◆ STATED PROBLEM:
Using the records provided below, locate and copy each line that contains the word "draw".

◆ SOURCE MATERIAL:
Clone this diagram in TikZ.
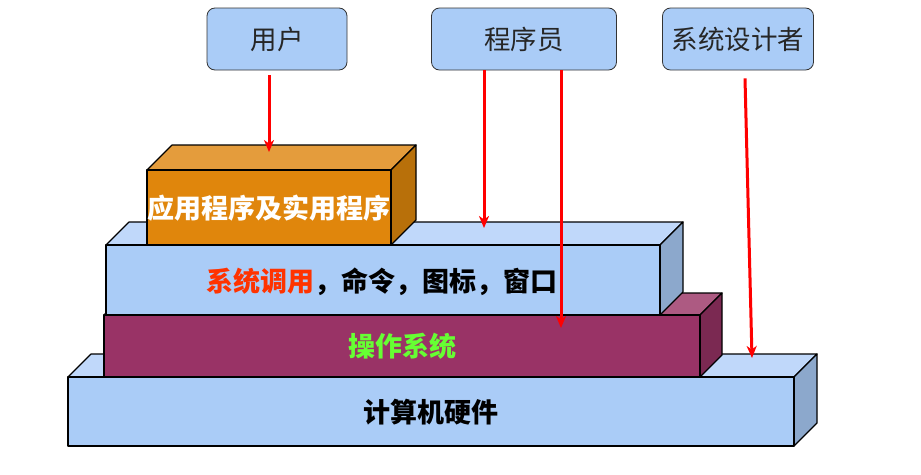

==

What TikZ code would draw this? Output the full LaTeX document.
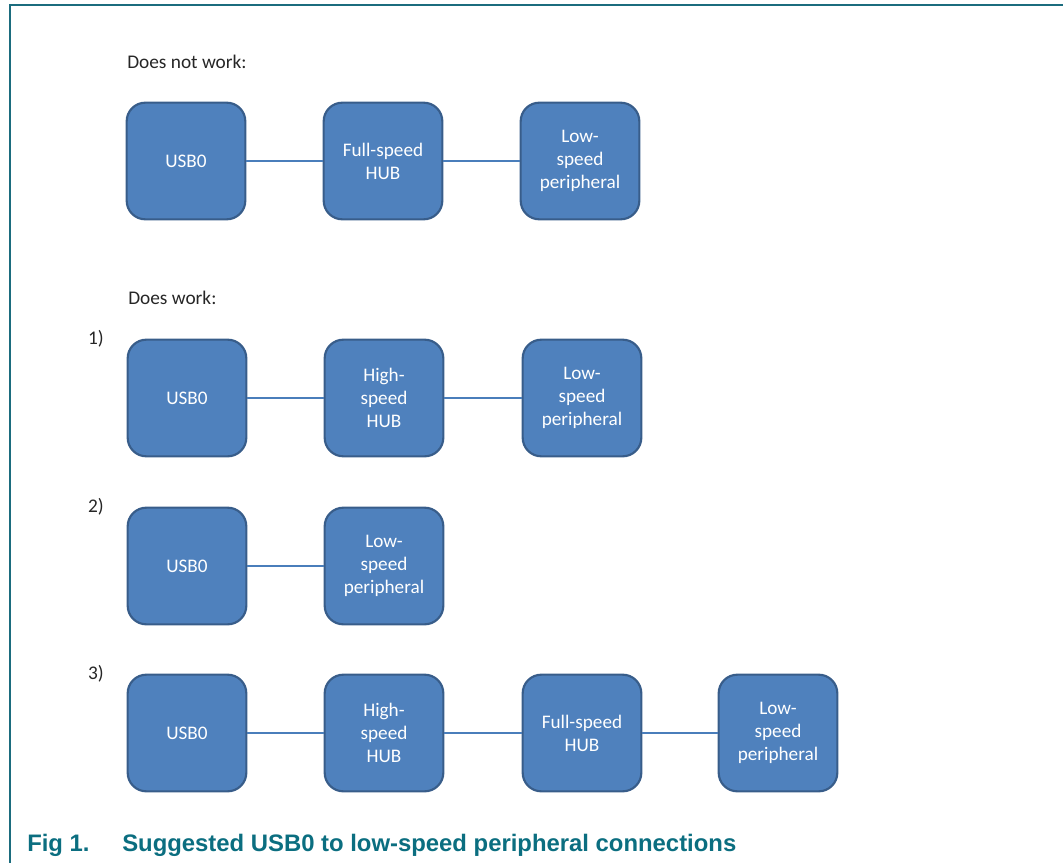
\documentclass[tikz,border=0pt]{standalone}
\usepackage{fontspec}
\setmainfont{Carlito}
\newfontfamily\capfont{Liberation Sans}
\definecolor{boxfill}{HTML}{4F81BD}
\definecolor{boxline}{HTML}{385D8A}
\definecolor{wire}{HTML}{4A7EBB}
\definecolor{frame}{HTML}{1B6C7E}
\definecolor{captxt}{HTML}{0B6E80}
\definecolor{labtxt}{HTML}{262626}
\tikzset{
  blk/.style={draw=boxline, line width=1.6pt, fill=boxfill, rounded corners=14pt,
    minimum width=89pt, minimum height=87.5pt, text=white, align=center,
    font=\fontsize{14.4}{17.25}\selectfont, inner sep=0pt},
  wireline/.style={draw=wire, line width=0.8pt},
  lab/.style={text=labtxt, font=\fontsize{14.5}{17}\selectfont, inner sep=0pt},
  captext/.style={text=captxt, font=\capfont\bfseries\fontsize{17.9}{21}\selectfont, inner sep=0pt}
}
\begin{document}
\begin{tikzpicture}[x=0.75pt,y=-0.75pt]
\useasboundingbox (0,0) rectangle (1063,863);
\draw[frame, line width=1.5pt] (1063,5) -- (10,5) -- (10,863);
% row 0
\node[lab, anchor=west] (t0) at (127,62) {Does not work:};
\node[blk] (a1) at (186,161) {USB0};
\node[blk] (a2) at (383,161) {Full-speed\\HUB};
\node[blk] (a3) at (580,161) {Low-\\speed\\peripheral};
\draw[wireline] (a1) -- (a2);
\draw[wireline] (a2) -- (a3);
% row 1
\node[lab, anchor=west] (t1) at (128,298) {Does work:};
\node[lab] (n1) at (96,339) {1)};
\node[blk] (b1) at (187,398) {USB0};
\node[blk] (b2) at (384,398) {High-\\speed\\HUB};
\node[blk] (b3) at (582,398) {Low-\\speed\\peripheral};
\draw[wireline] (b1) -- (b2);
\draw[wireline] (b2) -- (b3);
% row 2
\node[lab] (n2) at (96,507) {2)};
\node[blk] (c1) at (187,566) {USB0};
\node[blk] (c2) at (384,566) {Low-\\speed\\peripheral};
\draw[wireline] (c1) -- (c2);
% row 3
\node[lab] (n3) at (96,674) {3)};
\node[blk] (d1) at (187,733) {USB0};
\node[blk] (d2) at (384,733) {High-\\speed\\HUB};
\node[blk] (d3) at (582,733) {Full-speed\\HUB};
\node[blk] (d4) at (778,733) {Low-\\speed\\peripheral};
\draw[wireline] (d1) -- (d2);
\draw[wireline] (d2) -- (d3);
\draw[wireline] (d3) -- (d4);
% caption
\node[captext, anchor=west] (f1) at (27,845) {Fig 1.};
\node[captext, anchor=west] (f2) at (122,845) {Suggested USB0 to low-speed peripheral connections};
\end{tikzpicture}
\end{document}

◆ TASK SOLUTION:
What TikZ code would draw this? Output the full LaTeX document.
  blk/.style={draw=boxline, line width=1.6pt, fill=boxfill, rounded corners=14pt,
  wireline/.style={draw=wire, line width=0.8pt},
\draw[frame, line width=1.5pt] (1063,5) -- (10,5) -- (10,863);
\draw[wireline] (a1) -- (a2);
\draw[wireline] (a2) -- (a3);
\draw[wireline] (b1) -- (b2);
\draw[wireline] (b2) -- (b3);
\draw[wireline] (c1) -- (c2);
\draw[wireline] (d1) -- (d2);
\draw[wireline] (d2) -- (d3);
\draw[wireline] (d3) -- (d4);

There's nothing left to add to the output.